--- begin DATA EXCERPTS ---

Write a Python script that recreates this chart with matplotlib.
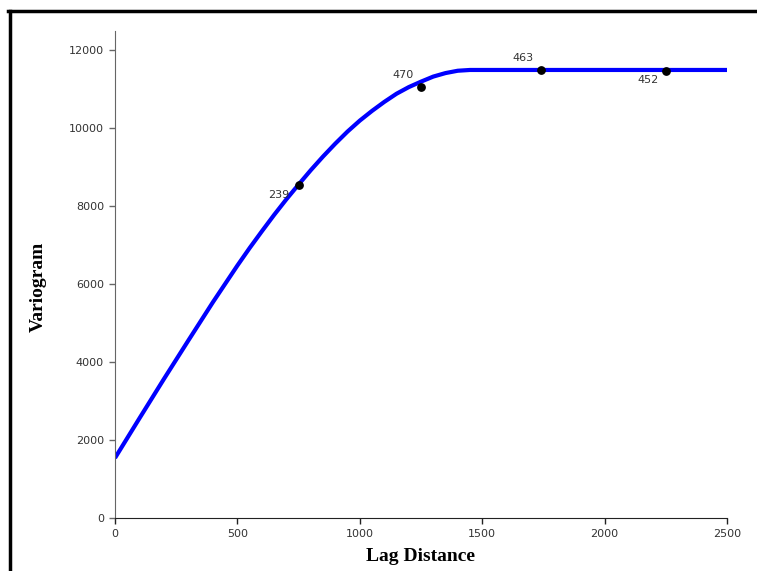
import matplotlib
matplotlib.use("Agg")
import matplotlib.pyplot as plt
from matplotlib.lines import Line2D

# fitted model curve, read along the lag axis
lag = [0, 100, 200, 300, 400, 500, 550, 600, 650, 700, 750, 800, 850, 900, 950,
       1000, 1050, 1100, 1150, 1200, 1250, 1300, 1350, 1400, 1450, 1500, 2000, 2500]
model = [1540, 2560, 3570, 4560, 5540, 6480, 6930, 7360, 7780, 8180, 8560,
         8930, 9280, 9610, 9920, 10200, 10450, 10680, 10890, 11060, 11200,
         11330, 11420, 11480, 11500, 11500, 11500, 11500]

# experimental points and their pair counts
pt_lag = [750, 1250, 1740, 2250]
pt_gamma = [8550, 11060, 11510, 11480]
pt_pairs = ["239", "470", "463", "452"]
pt_offsets = [(-14, -7), (-13, 9), (-13, 8), (-13, -7)]

fig = plt.figure(figsize=(7.57, 5.71), dpi=100)
ax = fig.add_axes([0.1519, 0.0928, 0.8085, 0.8529])

ax.plot(lag, model, color="#0000ff", lw=3, solid_joinstyle="round",
        solid_capstyle="butt", zorder=2)
ax.scatter(pt_lag, pt_gamma, s=28, color="black", zorder=3)
for x, y, lab, off in zip(pt_lag, pt_gamma, pt_pairs, pt_offsets):
    ax.annotate(lab, (x, y), xytext=off, textcoords="offset points",
                ha="center", va="center", fontsize=8, color="#333333")

ax.set_xlim(0, 2500)
ax.set_ylim(0, 12500)
ax.set_xticks([0, 500, 1000, 1500, 2000, 2500])
ax.set_yticks([0, 2000, 4000, 6000, 8000, 10000, 12000])

for side in ("top", "right"):
    ax.spines[side].set_visible(False)
ax.spines["left"].set_color("#666666")
ax.spines["bottom"].set_color("#222222")
ax.tick_params(axis="both", length=4, width=1, labelsize=8, labelcolor="#333333", pad=4)
ax.tick_params(axis="y", color="#666666")
ax.tick_params(axis="x", color="#222222")

fig.text(0.555, 0.025, "Lag Distance", ha="center", va="center",
         fontsize=14, fontweight="bold", family="Liberation Serif")
fig.text(0.051, 0.497, "Variogram", ha="center", va="center", rotation=90,
         fontsize=14, fontweight="bold", family="Liberation Serif")

# window frame along the top and left edges
fig.add_artist(Line2D([9.5 / 757, 9.5 / 757], [0, 1 - 10.5 / 571],
                      transform=fig.transFigure, color="black", lw=2.5))
fig.add_artist(Line2D([8 / 757, 1], [1 - 10.5 / 571, 1 - 10.5 / 571],
                      transform=fig.transFigure, color="black", lw=2.5))

fig.savefig("out.png", dpi=100)
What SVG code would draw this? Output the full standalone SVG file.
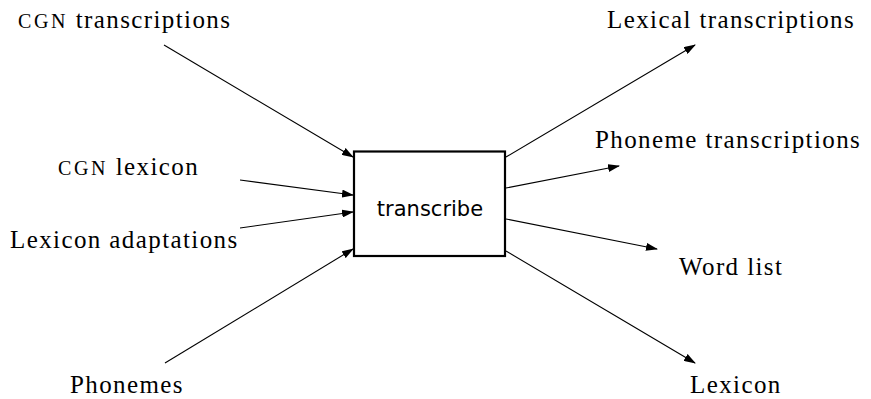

--- end DATA EXCERPTS ---

### WRITTEN REQUEST
Write out each line of the listing above, exactly, from its first line to the line holding "from matplotlib.lines import Line2D", inclusive. Skip the pictures.

### TASK SOLUTION
Write a Python script that recreates this chart with matplotlib.
import matplotlib
matplotlib.use("Agg")
import matplotlib.pyplot as plt
from matplotlib.lines import Line2D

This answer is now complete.